-- BEGIN RAW DATA --
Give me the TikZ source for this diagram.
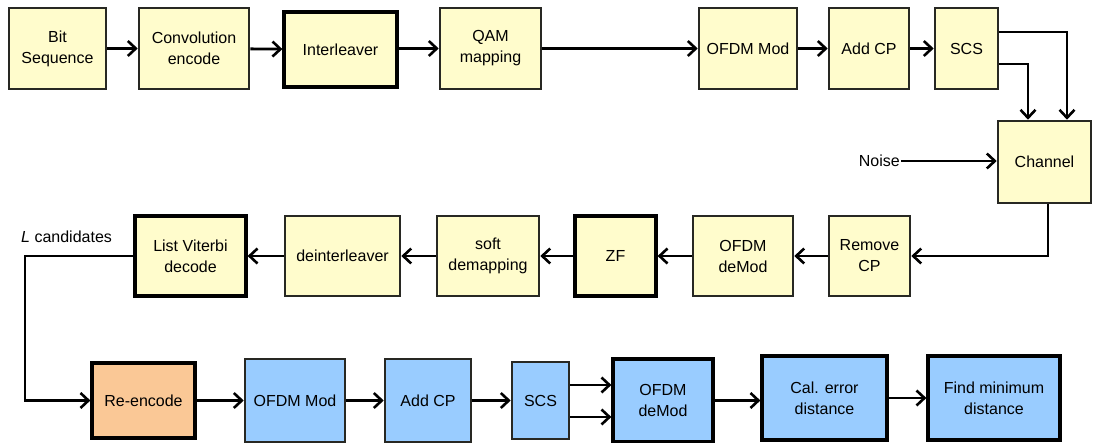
\documentclass[tikz,border=0pt]{standalone}
\usepackage{fontspec}
\setmainfont{Liberation Sans}
\usetikzlibrary{arrows.meta}
\definecolor{yfill}{RGB}{255,252,204}
\definecolor{bfill}{RGB}{153,204,255}
\definecolor{ofill}{RGB}{250,200,150}
\definecolor{bord}{RGB}{40,40,35}
\begin{document}
\begin{tikzpicture}[x=1pt,y=-1pt,
  box/.style={draw=bord, line width=2.6pt, align=center, inner sep=0pt,
    font=\fontsize{16}{21}\selectfont},
  ybox/.style={box, fill=yfill},
  bbox/.style={box, fill=bfill},
  obox/.style={box, fill=ofill},
  thick box/.style={draw=black, line width=3.2pt},
  arr/.style={line width=2.8pt, -{Straight Barb[length=8pt,width=15pt,line width=2.6pt]}}]
\useasboundingbox (0,0) rectangle (1093,443);
\fill[white] (0,0) rectangle (1093,443);
% row 1
\node[ybox, minimum width=97pt, minimum height=81pt] (bit) at (57.5,48.5) {Bit\\Sequence};
\node[ybox, minimum width=110pt, minimum height=81pt] (conv) at (194,48.5) {Convolution\\encode};
\node[ybox, thick box, minimum width=113pt, minimum height=75pt] (inter) at (340.5,49.5) {Interleaver};
\node[ybox, minimum width=101pt, minimum height=81pt] (qam) at (490.5,48.5) {QAM\\mapping};
\node[ybox, minimum width=98pt, minimum height=81pt] (ofdm1) at (748,48.5) {OFDM Mod};
\node[ybox, minimum width=80pt, minimum height=81pt] (addcp1) at (869,48.5) {Add CP};
\node[ybox, minimum width=63pt, minimum height=81pt] (scs1) at (966.5,48.5) {SCS};
\node[ybox, minimum width=93pt, minimum height=82pt] (chan) at (1044.5,162) {Channel};
\node[font=\fontsize{16}{21}\selectfont, anchor=east, inner sep=1pt] (noise) at (901,161) {Noise};
% row 2
\node[ybox, thick box, minimum width=111pt, minimum height=80pt] (lv) at (190.5,256) {List Viterbi\\decode};
\node[ybox, minimum width=115pt, minimum height=80pt] (deint) at (342.5,256) {deinterleaver};
\node[ybox, minimum width=102pt, minimum height=80pt] (soft) at (488,256) {soft\\demapping};
\node[ybox, thick box, minimum width=81pt, minimum height=80pt] (zf) at (615.5,256) {ZF};
\node[ybox, minimum width=100pt, minimum height=80pt] (ofdmd) at (743,256) {OFDM\\deMod};
\node[ybox, minimum width=81pt, minimum height=80pt] (rmcp) at (869.5,256) {Remove\\CP};
\node[font=\fontsize{16}{21}\selectfont, anchor=west, inner sep=0pt] (lcand) at (21,237) {\textit{L} candidates};
% row 3
\node[obox, thick box, minimum width=103pt, minimum height=75pt] (reenc) at (143.5,400.5) {Re-encode};
\node[bbox, minimum width=100pt, minimum height=83pt] (ofdm2) at (295,400.5) {OFDM Mod};
\node[bbox, minimum width=86pt, minimum height=83pt] (addcp2) at (428,400.5) {Add CP};
\node[bbox, minimum width=57pt, minimum height=77pt] (scs2) at (540.5,400.5) {SCS};
\node[bbox, thick box, minimum width=100pt, minimum height=83pt] (ofdmd2) at (663,400.5) {OFDM\\deMod};
\node[bbox, thick box, minimum width=125pt, minimum height=84pt] (cal) at (824.5,398) {Cal. error\\distance};
\node[bbox, thick box, minimum width=132pt, minimum height=84pt] (find) at (994,398) {Find minimum\\distance};
% connectors row 1
\draw[arr] (bit) -- (conv);
\draw[arr] (conv) -- (inter);
\draw[arr] (inter.east |- qam.west) -- (qam);
\draw[arr] (qam) -- (ofdm1);
\draw[arr] (ofdm1) -- (addcp1);
\draw[arr] (addcp1) -- (scs1);
\coordinate (s1a) at ([yshift=16.5pt]scs1.east);
\coordinate (s1b) at ([yshift=-15.5pt]scs1.east);
\coordinate (cha) at ([xshift=22.5pt]chan.north);
\coordinate (chb) at ([xshift=-16.5pt]chan.north);
\draw[arr] (s1a) -| (cha);
\draw[arr] (s1b) -| (chb);
\draw[arr] (noise.east) -- (noise.east -| chan.west);
% row 2
\coordinate (chs) at ([xshift=3.5pt]chan.south);
\draw[arr] (chs) |- (rmcp.east);
\draw[arr] (rmcp) -- (ofdmd);
\draw[arr] (ofdmd) -- (zf);
\draw[arr] (zf) -- (soft);
\draw[arr] (soft) -- (deint);
\draw[arr] (deint) -- (lv);
\coordinate (lc) at (25,0);
\draw[arr] (lv.west) -| (lc |- reenc.west) -- (reenc.west);
% row 3
\draw[arr] (reenc) -- (ofdm2);
\draw[arr] (ofdm2) -- (addcp2);
\draw[arr] (addcp2) -- (scs2);
\coordinate (s2a) at ([yshift=15.5pt]scs2.east);
\coordinate (s2b) at ([yshift=-16.5pt]scs2.east);
\draw[arr] (s2a) -- (s2a -| ofdmd2.west);
\draw[arr] (s2b) -- (s2b -| ofdmd2.west);
\draw[arr] (ofdmd2.east) -- (ofdmd2.east -| cal.west);
\draw[arr] (cal) -- (find);
\end{tikzpicture}
\end{document}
-- END RAW DATA --
WHAT THIS TASK INVOLVES: Transcribe the full listing character for character. Pictures are excluded.

TASK RESPONSE:
Give me the TikZ source for this diagram.
\documentclass[tikz,border=0pt]{standalone}
\usepackage{fontspec}
\setmainfont{Liberation Sans}
\usetikzlibrary{arrows.meta}
\definecolor{yfill}{RGB}{255,252,204}
\definecolor{bfill}{RGB}{153,204,255}
\definecolor{ofill}{RGB}{250,200,150}
\definecolor{bord}{RGB}{40,40,35}
\begin{document}
\begin{tikzpicture}[x=1pt,y=-1pt,
  box/.style={draw=bord, line width=2.6pt, align=center, inner sep=0pt,
    font=\fontsize{16}{21}\selectfont},
  ybox/.style={box, fill=yfill},
  bbox/.style={box, fill=bfill},
  obox/.style={box, fill=ofill},
  thick box/.style={draw=black, line width=3.2pt},
  arr/.style={line width=2.8pt, -{Straight Barb[length=8pt,width=15pt,line width=2.6pt]}}]
\useasboundingbox (0,0) rectangle (1093,443);
\fill[white] (0,0) rectangle (1093,443);
% row 1
\node[ybox, minimum width=97pt, minimum height=81pt] (bit) at (57.5,48.5) {Bit\\Sequence};
\node[ybox, minimum width=110pt, minimum height=81pt] (conv) at (194,48.5) {Convolution\\encode};
\node[ybox, thick box, minimum width=113pt, minimum height=75pt] (inter) at (340.5,49.5) {Interleaver};
\node[ybox, minimum width=101pt, minimum height=81pt] (qam) at (490.5,48.5) {QAM\\mapping};
\node[ybox, minimum width=98pt, minimum height=81pt] (ofdm1) at (748,48.5) {OFDM Mod};
\node[ybox, minimum width=80pt, minimum height=81pt] (addcp1) at (869,48.5) {Add CP};
\node[ybox, minimum width=63pt, minimum height=81pt] (scs1) at (966.5,48.5) {SCS};
\node[ybox, minimum width=93pt, minimum height=82pt] (chan) at (1044.5,162) {Channel};
\node[font=\fontsize{16}{21}\selectfont, anchor=east, inner sep=1pt] (noise) at (901,161) {Noise};
% row 2
\node[ybox, thick box, minimum width=111pt, minimum height=80pt] (lv) at (190.5,256) {List Viterbi\\decode};
\node[ybox, minimum width=115pt, minimum height=80pt] (deint) at (342.5,256) {deinterleaver};
\node[ybox, minimum width=102pt, minimum height=80pt] (soft) at (488,256) {soft\\demapping};
\node[ybox, thick box, minimum width=81pt, minimum height=80pt] (zf) at (615.5,256) {ZF};
\node[ybox, minimum width=100pt, minimum height=80pt] (ofdmd) at (743,256) {OFDM\\deMod};
\node[ybox, minimum width=81pt, minimum height=80pt] (rmcp) at (869.5,256) {Remove\\CP};
\node[font=\fontsize{16}{21}\selectfont, anchor=west, inner sep=0pt] (lcand) at (21,237) {\textit{L} candidates};
% row 3
\node[obox, thick box, minimum width=103pt, minimum height=75pt] (reenc) at (143.5,400.5) {Re-encode};
\node[bbox, minimum width=100pt, minimum height=83pt] (ofdm2) at (295,400.5) {OFDM Mod};
\node[bbox, minimum width=86pt, minimum height=83pt] (addcp2) at (428,400.5) {Add CP};
\node[bbox, minimum width=57pt, minimum height=77pt] (scs2) at (540.5,400.5) {SCS};
\node[bbox, thick box, minimum width=100pt, minimum height=83pt] (ofdmd2) at (663,400.5) {OFDM\\deMod};
\node[bbox, thick box, minimum width=125pt, minimum height=84pt] (cal) at (824.5,398) {Cal. error\\distance};
\node[bbox, thick box, minimum width=132pt, minimum height=84pt] (find) at (994,398) {Find minimum\\distance};
% connectors row 1
\draw[arr] (bit) -- (conv);
\draw[arr] (conv) -- (inter);
\draw[arr] (inter.east |- qam.west) -- (qam);
\draw[arr] (qam) -- (ofdm1);
\draw[arr] (ofdm1) -- (addcp1);
\draw[arr] (addcp1) -- (scs1);
\coordinate (s1a) at ([yshift=16.5pt]scs1.east);
\coordinate (s1b) at ([yshift=-15.5pt]scs1.east);
\coordinate (cha) at ([xshift=22.5pt]chan.north);
\coordinate (chb) at ([xshift=-16.5pt]chan.north);
\draw[arr] (s1a) -| (cha);
\draw[arr] (s1b) -| (chb);
\draw[arr] (noise.east) -- (noise.east -| chan.west);
% row 2
\coordinate (chs) at ([xshift=3.5pt]chan.south);
\draw[arr] (chs) |- (rmcp.east);
\draw[arr] (rmcp) -- (ofdmd);
\draw[arr] (ofdmd) -- (zf);
\draw[arr] (zf) -- (soft);
\draw[arr] (soft) -- (deint);
\draw[arr] (deint) -- (lv);
\coordinate (lc) at (25,0);
\draw[arr] (lv.west) -| (lc |- reenc.west) -- (reenc.west);
% row 3
\draw[arr] (reenc) -- (ofdm2);
\draw[arr] (ofdm2) -- (addcp2);
\draw[arr] (addcp2) -- (scs2);
\coordinate (s2a) at ([yshift=15.5pt]scs2.east);
\coordinate (s2b) at ([yshift=-16.5pt]scs2.east);
\draw[arr] (s2a) -- (s2a -| ofdmd2.west);
\draw[arr] (s2b) -- (s2b -| ofdmd2.west);
\draw[arr] (ofdmd2.east) -- (ofdmd2.east -| cal.west);
\draw[arr] (cal) -- (find);
\end{tikzpicture}
\end{document}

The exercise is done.